[Rows from a dataset of charts and code]
▬▬▬

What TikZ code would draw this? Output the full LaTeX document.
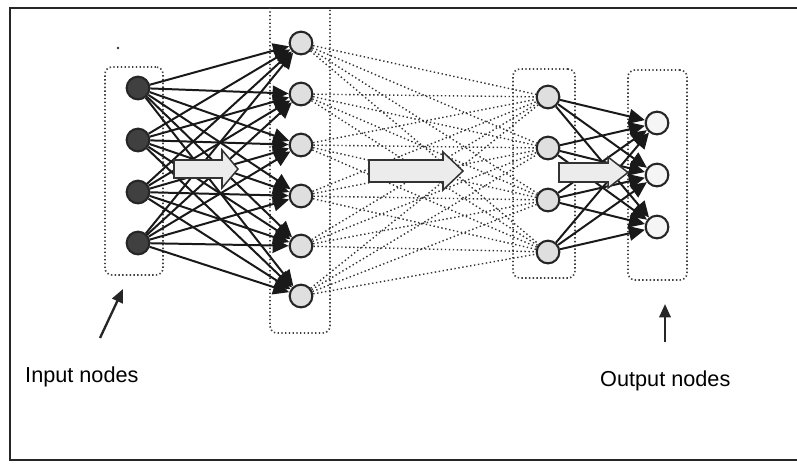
\documentclass[tikz,border=0pt]{standalone}
\usepackage{fontspec}
\setmainfont{Liberation Sans}
\usetikzlibrary{arrows.meta}

\begin{document}
\begin{tikzpicture}[
    x=0.03cm, y=-0.03cm,
    inode/.style={circle, draw=black!85, line width=1.8pt, fill=black!75,
                  minimum size=0.68cm, inner sep=0pt},
    hnode/.style={inode, fill=gray!25},
    onode/.style={inode, fill=gray!8},
    layer/.style={draw=black!75, dash pattern=on 1.2pt off 2pt, line width=1.4pt,
                  rounded corners=6pt, inner sep=0pt},
    link/.style={-{Triangle[length=4.8mm,width=4.4mm]}, line width=1.7pt, black!90},
    weak/.style={dash pattern=on 1.2pt off 2.2pt, line width=1.2pt, black!80},
    fat/.style={draw=black!80, fill=gray!15, line width=1.3pt, line join=miter},
    pointer/.style={-{Triangle[length=4mm,width=3.4mm]}, line width=2pt, black!85},
    txt/.style={font=\fontsize{18.5}{20}\selectfont, anchor=base west, inner sep=0pt},
  ]
  \useasboundingbox (0,0) rectangle (797,470);

  % frame, open on the right
  \draw[line width=1.6pt, black!85] (797,8) -- (10,8) -- (10,460) -- (797,460);

  % dotted layer boxes
  \node[layer, minimum width=1.74cm, minimum height=6.24cm] (inbox)  at (134,171)   {};
  \begin{scope}
    \clip (10,8) rectangle (797,460);
    \node[layer, minimum width=1.8cm, minimum height=10.29cm] (hidbox) at (300,161.5) {};
  \end{scope}
  \node[layer, minimum width=1.86cm, minimum height=6.27cm] (midbox) at (544,173.5) {};
  \node[layer, minimum width=1.77cm, minimum height=6.3cm]  (outbox) at (657.5,175) {};

  % neurons
  \foreach \y [count=\i] in {88,140,192,243}
    \node[inode] (i\i) at (138,\y) {};
  \foreach \y [count=\i] in {43,94,145,196,246,296}
    \node[hnode] (h\i) at (301,\y) {};
  \foreach \y [count=\i] in {97,148,200,252}
    \node[hnode] (g\i) at (548,\y) {};
  \foreach \y [count=\i] in {123,175,227}
    \node[onode] (o\i) at (657,\y) {};

  % weights
  \foreach \a in {1,...,4}
    \foreach \b in {1,...,6}
      \draw[link] (i\a) -- (h\b);
  \foreach \a in {1,...,6}
    \foreach \b in {1,...,4}
      \draw[weak] (h\a) -- (g\b);
  \foreach \a in {1,...,4}
    \foreach \b in {1,...,3}
      \draw[link] (g\a) -- (o\b);

  % flow arrows: tail / head start / tip / centre / half body / half head
  \foreach \xa/\xh/\xb/\yc/\bw/\hw in {174/222/238/169/9/19, 369/443/463/171/11/19, 559/608/628/172.5/9.5/15.5}
    \draw[fat] (\xa,\yc-\bw) -- (\xh,\yc-\bw) -- (\xh,\yc-\hw) -- (\xb,\yc)
               -- (\xh,\yc+\hw) -- (\xh,\yc+\bw) -- (\xa,\yc+\bw) -- cycle;

  % captions
  \coordinate (intail) at (100,338);
  \coordinate (inhead) at (123,289);
  \coordinate (outtail) at (665,342);
  \coordinate (outhead) at (665,304);
  \draw[pointer] (intail) -- (inhead);
  \draw[pointer] (outtail) -- (outhead);
  \node[txt] (inlabel)  at (25,382)  {Input nodes};
  \node[txt] (outlabel) at (600,386) {Output nodes};

  \fill[black!80] (118,48) circle (1.1pt);
\end{tikzpicture}
\end{document}
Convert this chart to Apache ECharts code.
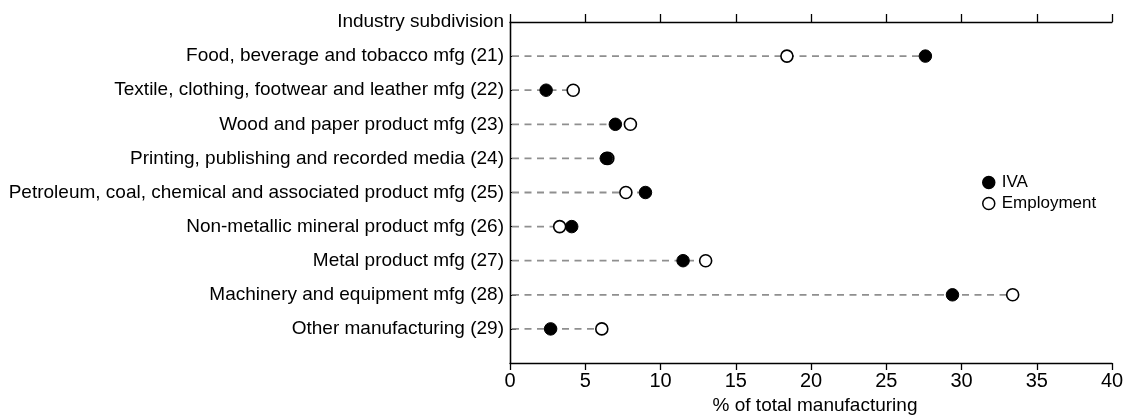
<!DOCTYPE html>
<html>
<head>
<meta charset="utf-8">
<script src="https://cdn.jsdelivr.net/npm/echarts@6/dist/echarts.min.js"></script>
<style>
html,body{margin:0;padding:0;background:#fff;overflow:hidden;}
#chart{width:1127px;height:416px;}
</style>
</head>
<body>
<div id="chart"></div>
<script>
var categories = [
  "Industry subdivision",
  "Food, beverage and tobacco mfg (21)",
  "Textile, clothing, footwear and leather mfg (22)",
  "Wood and paper product mfg (23)",
  "Printing, publishing and recorded media (24)",
  "Petroleum, coal, chemical and associated product mfg (25)",
  "Non-metallic mineral product mfg (26)",
  "Metal product mfg (27)",
  "Machinery and equipment mfg (28)",
  "Other manufacturing (29)",
  ""
];
var ivaValues =        [null, 27.6, 2.4, 7.0, 6.4, 9.0, 4.1, 11.5, 29.4, 2.7, null];
var employmentValues = [null, 18.4, 4.2, 8.0, 6.5, 7.7, 3.3, 13.0, 33.4, 6.1, null];
var xTicks = [0, 5, 10, 15, 20, 25, 30, 35, 40];

var FONT = "Liberation Sans";
var chart = echarts.init(document.getElementById('chart'), null, {renderer: 'canvas', width: 1127, height: 416});

var dashData = [];
for (var i = 0; i < categories.length; i++) {
  if (ivaValues[i] != null) {
    dashData.push([i, Math.max(ivaValues[i], employmentValues[i])]);
  }
}

chart.setOption({
  animation: false,
  backgroundColor: '#fff',
  textStyle: {fontFamily: FONT, color: '#000'},
  grid: {left: 510, width: 602, top: 22, height: 341, containLabel: false, outerBoundsMode: 'none'},
  legend: {
    orient: 'vertical',
    left: 977,
    top: 169,
    itemWidth: 12,
    itemHeight: 12,
    itemGap: 4,
    textStyle: {fontFamily: FONT, fontSize: 17, color: '#000', padding: [0, 0, 0, 2]},
    data: [
      {name: 'IVA', icon: 'circle', itemStyle: {color: '#000', borderColor: '#000', borderWidth: 1.5}},
      {name: 'Employment', icon: 'circle', itemStyle: {color: '#fff', borderColor: '#000', borderWidth: 1.5}}
    ]
  },
  xAxis: [{
    type: 'value',
    position: 'bottom',
    min: xTicks[0],
    max: xTicks[xTicks.length - 1],
    interval: 5,
    axisLine: {show: true, lineStyle: {color: '#000', width: 1.3}},
    axisTick: {show: true, length: 7, inside: false, lineStyle: {color: '#000', width: 1.3}},
    axisLabel: {fontFamily: FONT, fontSize: 20, color: '#000', margin: 8},
    splitLine: {show: false},
    name: '% of total manufacturing',
    nameLocation: 'middle',
    nameGap: 32,
    nameTextStyle: {fontFamily: FONT, fontSize: 19, color: '#000', padding: [0, 0, 0, 8]}
  }, {
    type: 'value',
    position: 'top',
    min: xTicks[0],
    max: xTicks[xTicks.length - 1],
    interval: 5,
    axisLine: {show: true, lineStyle: {color: '#000', width: 1.3}},
    axisTick: {show: true, length: 8, inside: false, lineStyle: {color: '#000', width: 1.3}},
    axisLabel: {show: false},
    splitLine: {show: false}
  }],
  yAxis: [{
    type: 'category',
    data: categories,
    inverse: true,
    boundaryGap: false,
    axisLine: {show: true, lineStyle: {color: '#000', width: 1.3}},
    axisTick: {show: true, inside: true, length: 6, lineStyle: {color: '#000', width: 1}},
    axisLabel: {fontFamily: FONT, fontSize: 19, color: '#000', margin: 6, interval: 0},
    splitLine: {show: false}
  }, {
    type: 'category',
    data: categories,
    inverse: true,
    boundaryGap: false,
    position: 'right',
    axisLine: {show: true, lineStyle: {color: '#000', width: 1.3}},
    axisTick: {show: false},
    axisLabel: {show: false},
    splitLine: {show: false}
  }],
  series: [{
    type: 'custom',
    name: 'dash',
    silent: true,
    z: 1,
    data: dashData,
    encode: {x: 1, y: 0},
    renderItem: function (params, api) {
      var cat = api.value(0);
      var v = api.value(1);
      var p0 = api.coord([0, cat]);
      var p1 = api.coord([v, cat]);
      return {
        type: 'line',
        shape: {x1: p0[0] + 2, y1: p0[1], x2: p1[0], y2: p1[1]},
        style: {stroke: '#8f8f8f', lineWidth: 1.8, lineDash: [7, 5.5]}
      };
    }
  }, {
    type: 'scatter',
    name: 'Employment',
    z: 3,
    symbol: 'circle',
    symbolSize: 12,
    itemStyle: {color: '#fff', borderColor: '#000', borderWidth: 1.6, opacity: 1},
    data: employmentValues.map(function (v, i) { return v == null ? null : [v, i]; }).filter(function (d) { return d; })
  }, {
    type: 'scatter',
    name: 'IVA',
    z: 4,
    symbol: 'circle',
    symbolSize: 12.5,
    itemStyle: {color: '#000', borderColor: '#000', borderWidth: 1, opacity: 1},
    data: ivaValues.map(function (v, i) { return v == null ? null : [v, i]; }).filter(function (d) { return d; })
  }]
});
</script>
</body>
</html>
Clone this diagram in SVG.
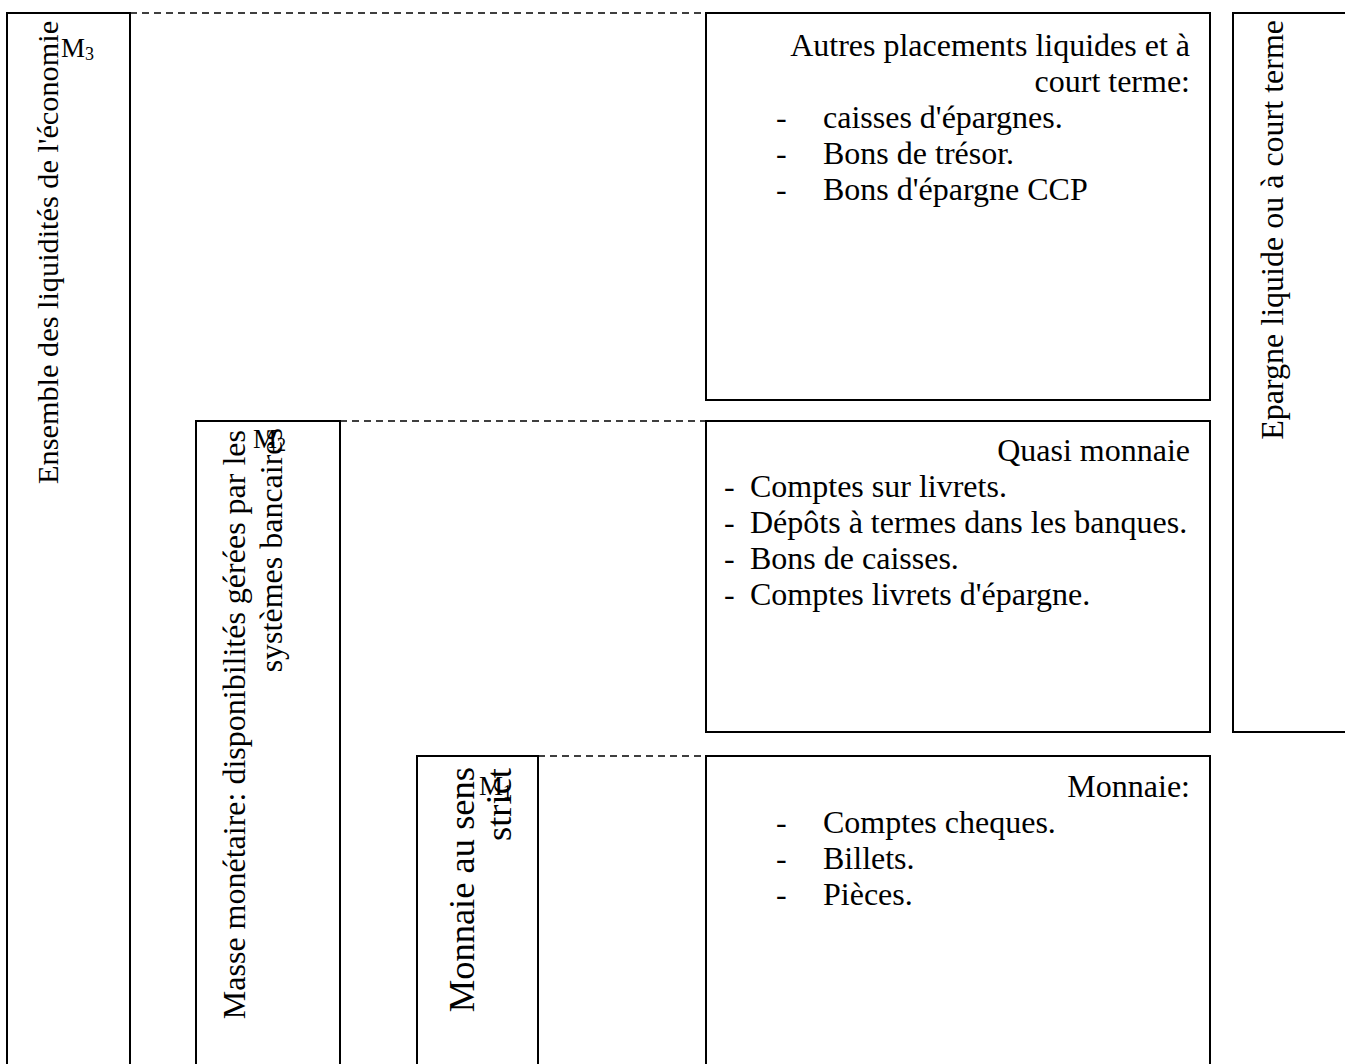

▬▬▬

REQUIRED TASK:
In the records above, find each line with the word "this" and copy it.

FULL OUTPUT:
What TikZ code would draw this? Output the full LaTeX document.
Convert this chart to Apache ECharts code.
Clone this diagram in SVG.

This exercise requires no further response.